• **Goal**:
Show all lines holding the string "script".

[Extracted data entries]
▼
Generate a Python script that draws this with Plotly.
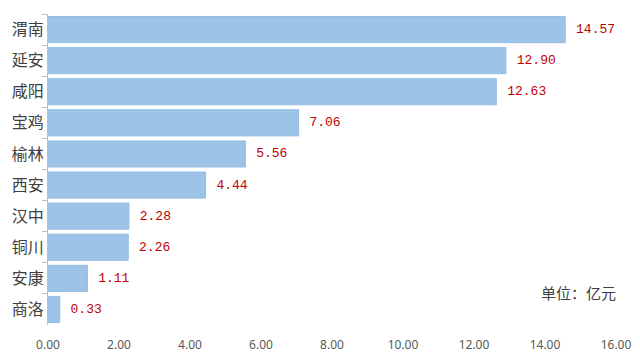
import plotly.graph_objects as go

cities = ["渭南", "延安", "咸阳", "宝鸡", "榆林", "西安", "汉中", "铜川", "安康", "商洛"]
values = [14.57, 12.90, 12.63, 7.06, 5.56, 4.44, 2.28, 2.26, 1.11, 0.33]
unit_label = "单位：亿元"

fig = go.Figure(go.Bar(
    x=values, y=cities, orientation="h",
    marker=dict(color="#9dc3e6", line=dict(color="#94bde3", width=1)),
    text=[" " + f"{v:.2f}" for v in values],
    textposition="outside",
    textfont=dict(family="Liberation Mono", size=13, color="#c00000"),
    cliponaxis=False,
    width=0.84,
))

fig.update_layout(
    width=640, height=353,
    margin=dict(l=48, r=24, t=14, b=28),
    plot_bgcolor="white", paper_bgcolor="white",
    showlegend=False,
    xaxis=dict(range=[0, 16], dtick=2, tickformat=".2f", showgrid=False, zeroline=False,
               showline=False, ticks="outside", ticklen=9, tickcolor="rgba(0,0,0,0)",
               tickfont=dict(family="Noto Sans", size=12, color="#595959"),
               automargin=False, fixedrange=True),
    yaxis=dict(autorange="reversed", showgrid=False, showline=True, linecolor="#bfbfbf",
               ticks="outside", tickson="boundaries", ticklen=5, tickcolor="#bfbfbf",
               automargin=False,
               tickfont=dict(family="Noto Sans CJK SC", size=16, color="#404040")),
    annotations=[dict(text=unit_label, xref="paper", yref="paper", x=1.003, y=0.105,
                      xanchor="right", yanchor="middle", showarrow=False,
                      font=dict(family="Noto Sans CJK SC", size=15, color="#404040"))],
)

fig.write_html("out.html")
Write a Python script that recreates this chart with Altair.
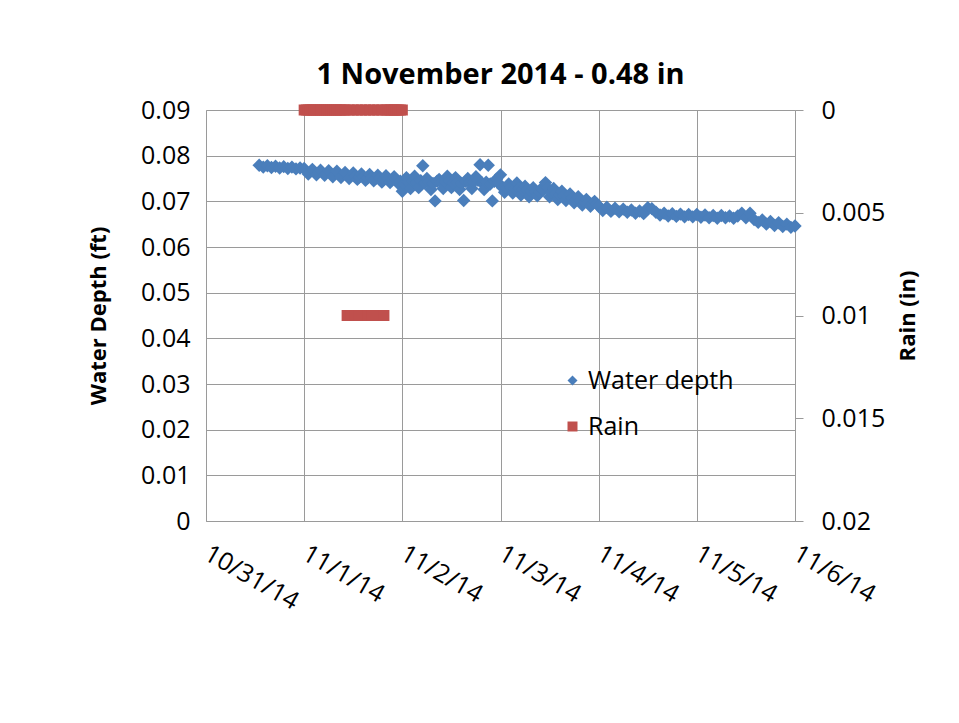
import json
import altair as alt
import pandas as pd

# ---------------- data ----------------
TITLE = "1 November 2014 - 0.48 in"
X_TICK_LABELS = ["10/31/14", "11/1/14", "11/2/14", "11/3/14", "11/4/14", "11/5/14", "11/6/14"]
LEFT_TICKS = [0, 0.01, 0.02, 0.03, 0.04, 0.05, 0.06, 0.07, 0.08, 0.09]
RIGHT_TICKS = [0, 0.005, 0.01, 0.015, 0.02]
SERIES = ["Water depth", "Rain"]
COLORS = ["#4A7EBB", "#C0504D"]
# square-ish diamond (Excel style) and square
SHAPES = ["M0,-1L1,0L0,1L-1,0Z", "square"]

# water depth (ft), hourly readings on the hour starting 10/31/14 13:00
depth_1031 = [0.0779, 0.0775, 0.0778, 0.0774, 0.0777, 0.0773, 0.0776, 0.0772, 0.0775, 0.0771, 0.0773]
depth_1101 = [0.0772, 0.0760, 0.0770, 0.0758, 0.0768, 0.0757, 0.0767, 0.0754, 0.0766, 0.0752, 0.0763, 0.0750,
              0.0762, 0.0748, 0.0760, 0.0746, 0.0759, 0.0745, 0.0757, 0.0742, 0.0756, 0.0741, 0.0754, 0.0739]
depth_1102 = [0.0722, 0.0752, 0.0728, 0.0755, 0.0730, 0.0778, 0.0750, 0.0726, 0.0701, 0.0748, 0.0728, 0.0755,
              0.0730, 0.0752, 0.0726, 0.0702, 0.0750, 0.0728, 0.0754, 0.0780, 0.0726, 0.0779, 0.0701, 0.0748]
depth_1103 = [0.0758, 0.0720, 0.0738, 0.0718, 0.0740, 0.0714, 0.0733, 0.0710, 0.0730, 0.0712, 0.0728, 0.0741,
              0.0710, 0.0728, 0.0704, 0.0722, 0.0702, 0.0716, 0.0697, 0.0710, 0.0692, 0.0704, 0.0689, 0.0700]
depth_1104 = [0.0690, 0.0680, 0.0687, 0.0678, 0.0685, 0.0677, 0.0683, 0.0676, 0.0681, 0.0674, 0.0679, 0.0673,
              0.0686, 0.0684, 0.0676, 0.0670, 0.0674, 0.0668, 0.0673, 0.0667, 0.0672, 0.0666, 0.0671, 0.0666]
depth_1105 = [0.0671, 0.0665, 0.0670, 0.0664, 0.0669, 0.0663, 0.0669, 0.0664, 0.0668, 0.0663, 0.0668, 0.0674,
              0.0664, 0.0674, 0.0660, 0.0654, 0.0659, 0.0650, 0.0656, 0.0647, 0.0653, 0.0645, 0.0650, 0.0643]
depth_1106 = [0.0646]
depth_start = "2014-10-31 13:00"
depth_ft = depth_1031 + depth_1101 + depth_1102 + depth_1103 + depth_1104 + depth_1105 + depth_1106

# extra half-hour readings (hourly at :30) starting 11/1/14 12:30, the noisy stretch
half_1101 = [0.0755, 0.0753, 0.0754, 0.0751, 0.0752, 0.0750, 0.0751, 0.0748, 0.0749, 0.0747, 0.0748, 0.0744]
half_1102 = [0.0738, 0.0742, 0.0744, 0.0741, 0.0745, 0.0740, 0.0743, 0.0739, 0.0744, 0.0741, 0.0743, 0.0745,
             0.0740, 0.0742, 0.0739, 0.0744, 0.0741, 0.0743, 0.0746, 0.0740, 0.0742, 0.0738, 0.0744, 0.0740]
half_1103 = [0.0730, 0.0729, 0.0730, 0.0728, 0.0729, 0.0726, 0.0724, 0.0722, 0.0721, 0.0721, 0.0725, 0.0730,
             0.0720, 0.0717, 0.0714, 0.0713, 0.0710, 0.0707, 0.0704, 0.0702, 0.0699, 0.0697, 0.0695, 0.0694]
half_start = "2014-11-01 12:30"
half_ft = half_1101 + half_1102 + half_1103

# rain (in), half-hourly readings starting 11/1/14 00:00
rain_start = "2014-11-01 00:00"
rain_in = [0, 0, 0, 0, 0, 0, 0, 0, 0, 0, 0, 0, 0, 0, 0, 0, 0, 0, 0, 0, 0,
           0.01, 0, 0.01, 0, 0.01, 0, 0.01, 0, 0.01, 0, 0.01, 0, 0.01, 0, 0.01, 0, 0.01, 0, 0.01,
           0, 0, 0, 0, 0, 0, 0, 0, 0]

# ---------------- tables ----------------
origin = pd.Timestamp("2014-10-31 00:00")
day = pd.Timedelta(days=1)
depth_time = pd.date_range(depth_start, periods=len(depth_ft), freq="1h")
half_time = pd.date_range(half_start, periods=len(half_ft), freq="1h")
rain_time = pd.date_range(rain_start, periods=len(rain_in), freq="30min")
depth_df = pd.concat([
    pd.DataFrame({"day": (depth_time - origin) / day, "value": depth_ft}),
    pd.DataFrame({"day": (half_time - origin) / day, "value": half_ft}),
]).sort_values("day")
depth_df["series"] = SERIES[0]
rain_df = pd.DataFrame({"day": (rain_time - origin) / day, "value": rain_in, "series": SERIES[1]})

# ---------------- style ----------------
FONT = "Open Sans"
GRID = "#9a9a9a"
LABEL_SIZE = 25
TITLE_SIZE = 22
W, H = 589, 411

legend = alt.Legend(orient="none", legendX=354, legendY=258, title=None,
                    labelFont=FONT, labelFontSize=LABEL_SIZE, labelColor="black",
                    symbolSize=100, symbolStrokeWidth=0, rowPadding=20,
                    labelOffset=3, padding=0)
color = alt.Color("series:N", scale=alt.Scale(domain=SERIES, range=COLORS), legend=legend)
shape = alt.Shape("series:N", scale=alt.Scale(domain=SERIES, range=SHAPES), legend=legend)

x = alt.X("day:Q",
          scale=alt.Scale(domain=[0, 6], nice=False, zero=False),
          axis=alt.Axis(values=list(range(len(X_TICK_LABELS))),
                        labelExpr=json.dumps(X_TICK_LABELS) + "[datum.value]",
                        title=None, grid=True, ticks=False,
                        labelAngle=30, labelAlign="left", labelBaseline="middle",
                        labelPadding=30, labelOverlap=False, labelFlush=False, labelBound=False))

depth = alt.Chart(depth_df).mark_point(filled=True, size=180, opacity=1, strokeWidth=0).encode(
    x=x,
    y=alt.Y("value:Q",
            scale=alt.Scale(domain=[0, 0.09], nice=False, zero=True),
            axis=alt.Axis(values=LEFT_TICKS, format="~g", title="Water Depth (ft)",
                          grid=True, ticks=False, labelPadding=16,
                          titleX=-108, titleY=H / 2, titleAngle=-90,
                          titleBaseline="middle", titleAlign="center")),
    color=color, shape=shape,
)

rain = alt.Chart(rain_df).mark_point(filled=True, size=121, opacity=1, strokeWidth=0).encode(
    x=x,
    y=alt.Y("value:Q",
            scale=alt.Scale(domain=[0, 0.02], nice=False, reverse=True),
            axis=alt.Axis(orient="right", values=RIGHT_TICKS, format="~g", title="Rain (in)",
                          grid=False, ticks=True, tickSize=8, tickColor=GRID, labelPadding=18,
                          titleX=112, titleY=H / 2, titleAngle=-90,
                          titleBaseline="middle", titleAlign="center")),
    color=color, shape=shape,
)

chart = alt.layer(depth, rain).resolve_scale(y="independent").properties(
    width=W, height=H,
    padding={"left": 206, "top": 110, "right": 164, "bottom": 202},
    autosize=alt.AutoSizeParams(type="none"),
    background="white",
    title=alt.TitleParams(TITLE, font=FONT, fontSize=29, fontWeight="bold", color="black",
                          anchor="middle", frame="group", baseline="alphabetic",
                          offset=27, dy=42),
).configure_axis(
    labelFont=FONT, labelFontSize=LABEL_SIZE, labelColor="black",
    titleFont=FONT, titleFontSize=TITLE_SIZE, titleFontWeight="bold", titleColor="black",
    domainColor=GRID, gridColor=GRID, gridOpacity=1, domainWidth=1, gridWidth=1,
).configure_view(stroke=None)

chart.save("out.html", embed_options={"renderer": "svg", "actions": False})
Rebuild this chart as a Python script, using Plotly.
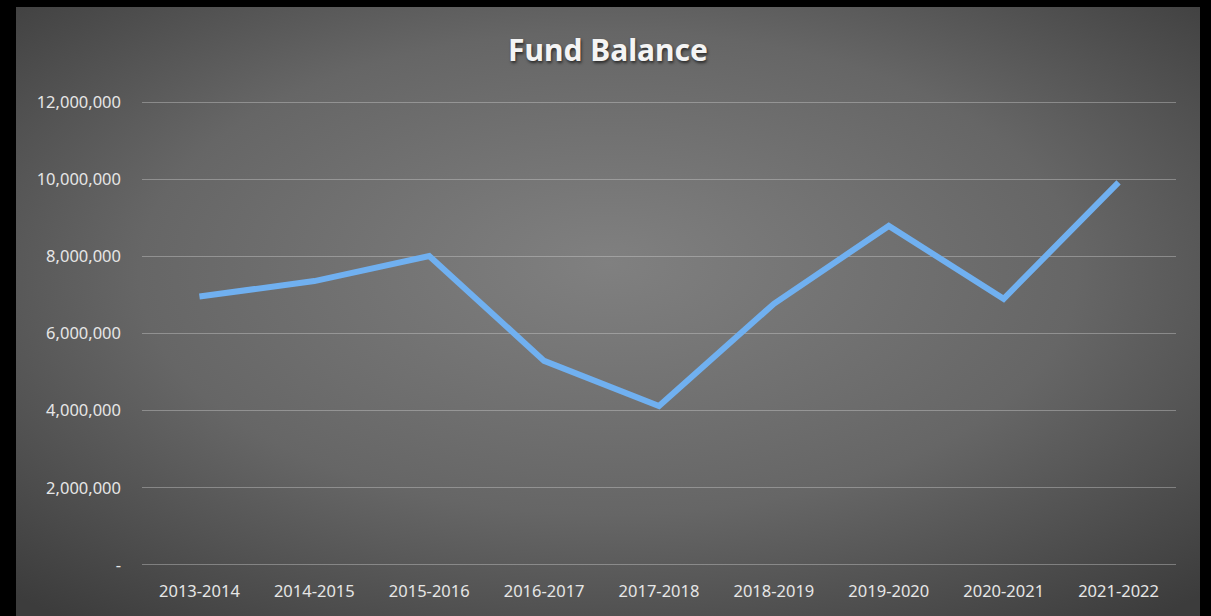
import base64
import plotly.graph_objects as go

categories = ["2013-2014", "2014-2015", "2015-2016", "2016-2017", "2017-2018",
              "2018-2019", "2019-2020", "2020-2021", "2021-2022"]
fund_balance = [6960000, 7360000, 8010000, 5290000, 4120000,
                6770000, 8790000, 6900000, 9920000]
y_tick_values = [0, 2000000, 4000000, 6000000, 8000000, 10000000, 12000000]
y_tick_labels = ["-", "2,000,000", "4,000,000", "6,000,000", "8,000,000", "10,000,000", "12,000,000"]

W, H = 1211, 616
ML, MR, MT, MB = 142, 35, 101, 50
pw, ph = W - ML - MR, H - MT - MB

# radial gradient background (styling only)
svg = (
    '<svg xmlns="http://www.w3.org/2000/svg" width="1184" height="609" viewBox="0 0 1184 609" preserveAspectRatio="none">'
    '<defs><radialGradient id="g" cx="50%" cy="45%" r="72%" fx="50%" fy="42%">'
    '<stop offset="0%" stop-color="#808080"/>'
    '<stop offset="55%" stop-color="#666666"/>'
    '<stop offset="100%" stop-color="#3c3c3c"/>'
    '</radialGradient></defs>'
    '<rect width="1184" height="609" fill="url(#g)"/></svg>'
)
src = "data:image/svg+xml;base64," + base64.b64encode(svg.encode()).decode()

gx0, gx1, gy0, gy1 = 16, 1200, 7, 616

fig = go.Figure()
fig.add_trace(go.Scatter(
    x=categories, y=fund_balance, mode="lines",
    line=dict(color="#70B0F0", width=6),
    hoverinfo="x+y", showlegend=False,
))

fig.update_layout(
    width=W, height=H,
    margin=dict(l=ML, r=MR, t=MT, b=MB, pad=0),
    paper_bgcolor="#000000",
    plot_bgcolor="rgba(0,0,0,0)",
    images=[dict(
        source=src, xref="paper", yref="paper",
        x=(gx0 - ML) / pw, y=(H - MB - gy0) / ph,
        sizex=(gx1 - gx0) / pw, sizey=(gy1 - gy0) / ph,
        xanchor="left", yanchor="top", sizing="stretch", layer="below",
    )],
    title=dict(
        text="<b>Fund Balance</b>",
        x=(608) / W, xanchor="center",
        y=1 - 50 / H, yanchor="middle",
        font=dict(family="Noto Sans", size=30, color="#F4F4F4",
                  shadow="1px 2px 3px rgba(0,0,0,0.6)"),
    ),
    font=dict(family="Noto Sans", size=16.5, color="#E6E6E6"),
    xaxis=dict(
        type="category", showgrid=False, showline=False, zeroline=False,
        ticks="", ticklabelstandoff=13,
        tickfont=dict(family="Noto Sans", size=16.5, color="#E6E6E6"),
        range=[-0.5, len(categories) - 0.5],
    ),
    yaxis=dict(
        range=[-30000, 12030000], tickvals=y_tick_values, ticktext=y_tick_labels,
        showgrid=True, gridcolor="rgba(215,215,215,0.38)", gridwidth=1.3,
        zeroline=False, showline=False, ticks="", ticklabelstandoff=20,
        tickfont=dict(family="Noto Sans", size=16.5, color="#E6E6E6"),
    ),
)

fig.write_html("out.html")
▲
• **Written reply**:
Generate a Python script that draws this with Plotly.
Write a Python script that recreates this chart with Altair.
Rebuild this chart as a Python script, using Plotly.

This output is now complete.